My grandfather had less than a week left to live, my dad told me, as I began shifting my direction back home for the summer. My budget for the Walk was of course severely limited, and Dad wasn’t recommending that I seek any emergency flight home– as my grandfather, who hasn’t remembered any of our names or faces for years, was gasping through some difficult final breaths.
After catching a ride to Phoenix, to spend a handful of days with beloved friends the Shamhart family, I found a Craigslist rideshare to Los Angeles, which delivered me into the caring hands of Pamela “Maravilla” Samuelson on the evening of June 18, 2010, the 25th anniversary of my mother’s death from cancer– the date I’d originally set to arrive to the White House– the day Grandpa George, after whom I was named, passed away.

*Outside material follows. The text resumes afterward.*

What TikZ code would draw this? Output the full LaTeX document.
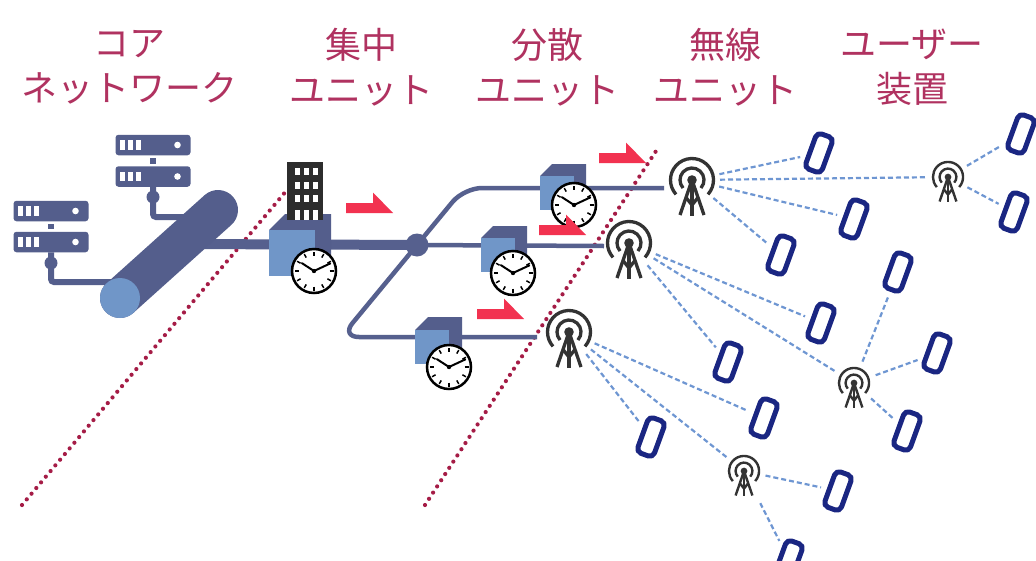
\documentclass[tikz,border=0pt]{standalone}
\usepackage{fontspec}
\newfontfamily\jpfont{Noto Sans CJK JP}
\definecolor{labelc}{RGB}{176,50,96}
\definecolor{dotc}{RGB}{165,28,70}
\definecolor{srv}{RGB}{84,94,140}
\definecolor{lightb}{RGB}{112,150,200}
\definecolor{fiber}{RGB}{86,96,142}
\definecolor{towerc}{RGB}{51,51,51}
\definecolor{linkc}{RGB}{110,150,210}
\definecolor{navy}{RGB}{26,38,130}
\definecolor{flagc}{RGB}{242,50,80}
\definecolor{bldg}{RGB}{45,45,45}

\tikzset{
  clock/.pic={
    \fill[white] (0,0) circle (22pt);
    \draw[black, line width=2.5pt] (0,0) circle (22pt);
    \foreach \a in {0,30,...,330}
      \draw[black, line width=1.5pt] (\a:15.5pt) -- (\a:19.5pt);
    \draw[black, line width=2pt, line cap=round] (147:14.5pt) -- (0,0) -- (25:18pt);
    \fill[black] (0,0) circle (2.2pt);
  },
  tower/.pic={
    \fill[towerc] (0,0) circle (4.8pt);
    \draw[towerc] (-42:12pt) arc[start angle=-42, end angle=222, radius=12pt];
    \draw[towerc] (-42:21.5pt) arc[start angle=-42, end angle=222, radius=21.5pt];
    \draw[towerc, line join=round] (-12pt,-35pt) -- (0,0) -- (12pt,-35pt);
    \draw[towerc] (0,0) -- (0pt,-36pt);
    \draw[towerc] (-6pt,-17.5pt) -- (0pt,-25pt) -- (6pt,-17.5pt);
  }
}

% cube: name, x, y of front top-left corner, size, depth offset
\newcommand\unitcube[5]{%
  \fill[srv] (#2,#3) -- ++(#5,-#5) -- ++(#4,0) -- ++(0,#4) -- ++(-#5,#5) -- cycle;
  \node[cubefront, minimum size=#4pt, anchor=north west] (#1) at (#2,#3) {};
}
% red direction flag: x, y of bottom-left corner
\newcommand\dirflag[2]{%
  \fill[flagc] (#1,#2) -- ++(0,-10) -- ++(27,0) -- ++(0,-10.5) -- ++(20,20.5) -- cycle;
}

\begin{document}
\begin{tikzpicture}[x=1pt,y=-1pt,
  lbl/.style={font=\jpfont\fontsize{36}{45}\selectfont, text=labelc, align=center, inner sep=0pt},
  border/.style={dotc, line width=4.2pt, line cap=round, dash pattern=on 0pt off 7.4pt},
  srvbox/.style={fill=srv, rounded corners=3pt, minimum width=75pt, minimum height=20.5pt,
    inner sep=0pt, outer sep=0pt,
    path picture={
      \foreach \dx in {6.8,14.8,22.8}
        \fill[white, sharp corners] ([xshift=\dx pt]path picture bounding box.west)
          ++(-2.5pt,-4.75pt) rectangle ++(5pt,9.5pt);
      \fill[white] ([xshift=-13pt]path picture bounding box.east) circle (3.3pt);
    }},
  srvwire/.style={srv, line width=6pt, rounded corners=3pt},
  trunk/.style={fiber, line width=10pt},
  branch/.style={fiber, line width=4.5pt, rounded corners=18pt},
  cubefront/.style={fill=lightb, inner sep=0pt, outer sep=0pt},
  hub/.style={circle, inner sep=0pt, outer sep=0pt},
  phone/.style={draw=navy, fill=white, line width=5pt, rounded corners=5pt,
    minimum width=17.5pt, minimum height=37.5pt, inner sep=0pt, rotate=-20},
  link/.style={linkc, line width=2.2pt, dash pattern=on 5pt off 3pt},
  tophone/.style={link, shorten >=6pt},
]
\fill[white] (0,0) rectangle (1036,560);
\useasboundingbox (0,0) rectangle (1036,560);

% column headings
\node[lbl] (h1) at (129,67.5) {コア\\ネットワーク};
\node[lbl] (h2) at (361,67.5) {集中\\ユニット};
\node[lbl] (h3) at (547,67.5) {分散\\ユニット};
\node[lbl] (h4) at (725,67.5) {無線\\ユニット};
\node[lbl] (h5) at (912,67.5) {ユーザー\\装置};

% boundary lines
\coordinate (b1s) at (22,505);
\coordinate (b1e) at (287,190);
\coordinate (b2s) at (425,505);
\coordinate (b2e) at (658,148);
\draw[border] (b1s) -- (b1e);
\draw[border] (b2s) -- (b2e);

% core network: servers and backbone
\node[srvbox] (s1a) at (153,145) {};
\node[srvbox] (s1b) at (153,176.5) {};
\node[srvbox] (s2a) at (51,211) {};
\node[srvbox] (s2b) at (51,242) {};
\draw[srv, line width=6pt] ([yshift=-3pt]s1a.south) -- ([yshift=2.5pt]s1b.north);
\draw[srv, line width=6pt] ([yshift=-3pt]s2a.south) -- ([yshift=2.5pt]s2b.north);
\coordinate (pin1) at (196,217);
\coordinate (pin2) at (128,282);
\draw[srvwire] (s1b.south) |- (pin1);
\draw[srvwire] (s2b.south) |- (pin2);
\fill[srv] (153,197) circle (6.5pt);
\fill[srv] (51,263) circle (6.5pt);

\coordinate (tin) at (190,244);
\coordinate (jc) at (417,245);
\draw[trunk] (tin) -- (jc);

\coordinate (pipeA) at (120,298);
\coordinate (pipeB) at (218,210);
\draw[srv, line width=40pt, line cap=round] (pipeA) -- (pipeB);
\fill[lightb] (pipeA) circle (20pt);

% fronthaul branches
\coordinate (f1) at (664,188);
\coordinate (f2) at (604,246);
\coordinate (f3) at (537,337);
\draw[branch] (jc) -- (464,188) -- (f1);
\draw[branch] (jc) -- (f2);
\draw[branch] (jc) -- (341,337) -- (f3);
\node[hub, fill=fiber, minimum size=23pt] (j) at (jc) {};

% central unit with building
\unitcube{cu}{269}{230}{46}{16}
\fill[bldg] (287,162) rectangle (323,220);
\foreach \wx in {295,304,313}{
  \foreach \wy in {168,181.5,195}
    \fill[white] (\wx,\wy) rectangle ++(4.5,7);
  \fill[white] (\wx,210) rectangle ++(4.5,10);
}

% distributed units
\unitcube{du1}{540}{176}{34}{12}
\unitcube{du2}{481}{238}{34}{12}
\unitcube{du3}{415}{330}{34}{13}

% clocks
\pic at (314,271) {clock};
\pic at (574,205) {clock};
\pic at (513,273) {clock};
\pic at (449,367) {clock};

% radio units and small cells
\node[hub, minimum size=56pt] (r1) at (692,180) {};
\node[hub, minimum size=58pt] (r2) at (629,243) {};
\node[hub, minimum size=56pt] (r3) at (569,332) {};
\node[hub, minimum size=44pt] (c1) at (948,177) {};
\node[hub, minimum size=46pt] (c2) at (854,383) {};
\node[hub, minimum size=44pt] (c3) at (744,471) {};
\pic[line width=3.3pt] at (r1) {tower};
\pic[line width=3.3pt] at (r2) {tower};
\pic[line width=3.3pt] at (r3) {tower};
\pic[line width=2.4pt, scale=0.7] at (c1) {tower};
\pic[line width=2.4pt, scale=0.7] at (c2) {tower};
\pic[line width=2.4pt, scale=0.7] at (c3) {tower};

% user devices
\node[phone] (p1) at (819,153) {};
\node[phone] (p2) at (854,219) {};
\node[phone] (p3) at (781,255) {};
\node[phone] (p4) at (898,272) {};
\node[phone] (p5) at (1021,134) {};
\node[phone] (p6) at (1014,212) {};
\node[phone] (p7) at (821,323) {};
\node[phone] (p8) at (728,362) {};
\node[phone] (p9) at (764,418) {};
\node[phone] (p10) at (651,437) {};
\node[phone] (p11) at (937,353) {};
\node[phone] (p12) at (907,431) {};
\node[phone] (p13) at (838,491) {};
\node[phone] (p14) at (789,560) {};

% radio links
\draw[tophone] (r1) -- (p1);
\draw[link] (r1) -- (c1);
\draw[tophone] (r1) -- (p2);
\draw[tophone] (r1) -- (p3);
\draw[tophone] (c1) -- (p5);
\draw[tophone] (c1) -- (p6);
\draw[tophone] (r2) -- (p7);
\draw[link] (r2) -- (c2);
\draw[tophone] (r2) -- (p8);
\draw[tophone] (r3) -- (p9);
\draw[link] (r3) -- (c3);
\draw[tophone] (r3) -- (p10);
\draw[tophone] (c2) -- (p4);
\draw[tophone] (c2) -- (p11);
\draw[tophone] (c2) -- (p12);
\draw[tophone] (c3) -- (p13);
\draw[tophone, shorten <=14pt] (c3) -- (p14);

% direction flags
\dirflag{346}{213}
\dirflag{599}{163}
\dirflag{539}{235}
\dirflag{477}{319}
\end{tikzpicture}
\end{document}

I slept outside that evening, on Pam’s porch, relaxing into the fresh coastal air seeping into Pam’s Hollywood Hills home. I awoke the next morning to an introduction to Pam’s hello. Pam had been recommended to me seven months earlier by Alissa Eva, a Bay Area friend whom I’d originally met at a meditation course in the lush hills of central Mexico. Alissa & I had remained in contact, and after I’d reached San Francisco on foot, within a minute of meeting up with me she somehow felt compelled to tell me that I needed to meet her friend Pam, in L.A.
Alissa placed Pam & me into contact via Facebook, and as is the case with many of the people I’ve felt directed to across the miles, I somehow knew I’d be meeting Pam in L.A. I arrived to L.A. on foot in mid-February, and Pam was out of the country for weeks. I wandered into some confusion that I wouldn’t be meeting Pam (??). I continued on my way out of L.A. a few days later, not really considering not meeting Pam. Then suddenly, months later, I’d received a Facebook invitation from Pam to attend a weekend spiritual healing course that she and a friend were hosting, June 18-20th. Perfect timing.
Having arrived late the previous evening, the following morning I joined nearly a dozen fellow students at the course. We worked on meditative, healing exercises. Charo, my first partner, a woman from Spain, ended up telling me that she “sensed” the presence of my grandfather, who’d died less than 24 hrs earlier, over my right shoulder. I’d not told any of them anything about my family, so this was quite a revelation– especially given that Pam’s course had absolutely nothing to do with any sort of “readings” of spirits beyond.
I met and worked with some of the most amazing people during these brief few days in Los Angeles, with Pam and friends. I also finally was able to witness a crowd of people my age who love their L.A. lives– markedly different from the endless torrent of transplants who relocate to the Pacific NW and elsewhere, seeking “liberation” from Los Angeles.
Toward the end of my handful of days in the palm of Pam, she brought me to an aerial acrobatic workshop she was teaching, in an up-and-coming co-op, near LAX airport. I met the owner of the co-op, Andre Freimann, who explained to me that he was converting his leased space, an old airport hangar, into a co-op for classes ranging from sewing to aerial acrobatics. Mission Control , built from a hangar which dated back to Howard Hughes’ construction of Spruce Goose– (the hangar’s original purpose) was now being renovated with frequent 20-hour, labor-of-love workdays by Andre and Derek, his business partner, to build their dream. A man my age, Andre was also pouring all of his available resources into his dream.
As I’d soon be returning home, I’d been keeping in contact with my father almost daily. Spiritually, Dad was not in good shape. He was experiencing an enormous amount of stress with my grandfather’s recent passing. Though I knew it wouldn’t be effective for me to “offer a hand” to pull my beloved father up from his misery, talking to him about where I was, and what I was seeing and doing were sufficient to redirect the destructive pattern of mind into which he’d fallen. I told Dad about Charo telling me of Grandpa’s presence above my shoulder. And as I was talking to him from Mission Control, I revealed the current in-progress story to him. All of this utterly fascinated him– tying up the pinnacle of his interests and redirecting him toward a very positive state of mind, out of the mud of misery he’d been dirtied in in recent weeks.
By the end of the week, Barbara, beloved cousin born shortly after my mother’s passing, and named for her, was leaving from her college home in Orange County, headed home for Grandpa’s funeral. Barbara picked me up, and we enjoyed a 15-hour drive back home, in which we talked at length, getting to know each other much better than we ever had at any other point in our lives.
We all came together in time for a funeral led by Pastor Michael White, who had also led my mother’s funeral, 25 years earlier. With the advent of easy video, we saw a variety of funny Grandpa moments compiled by Dad, pulling us from our sadness and leaving us with the best, fun memories of Grandpa.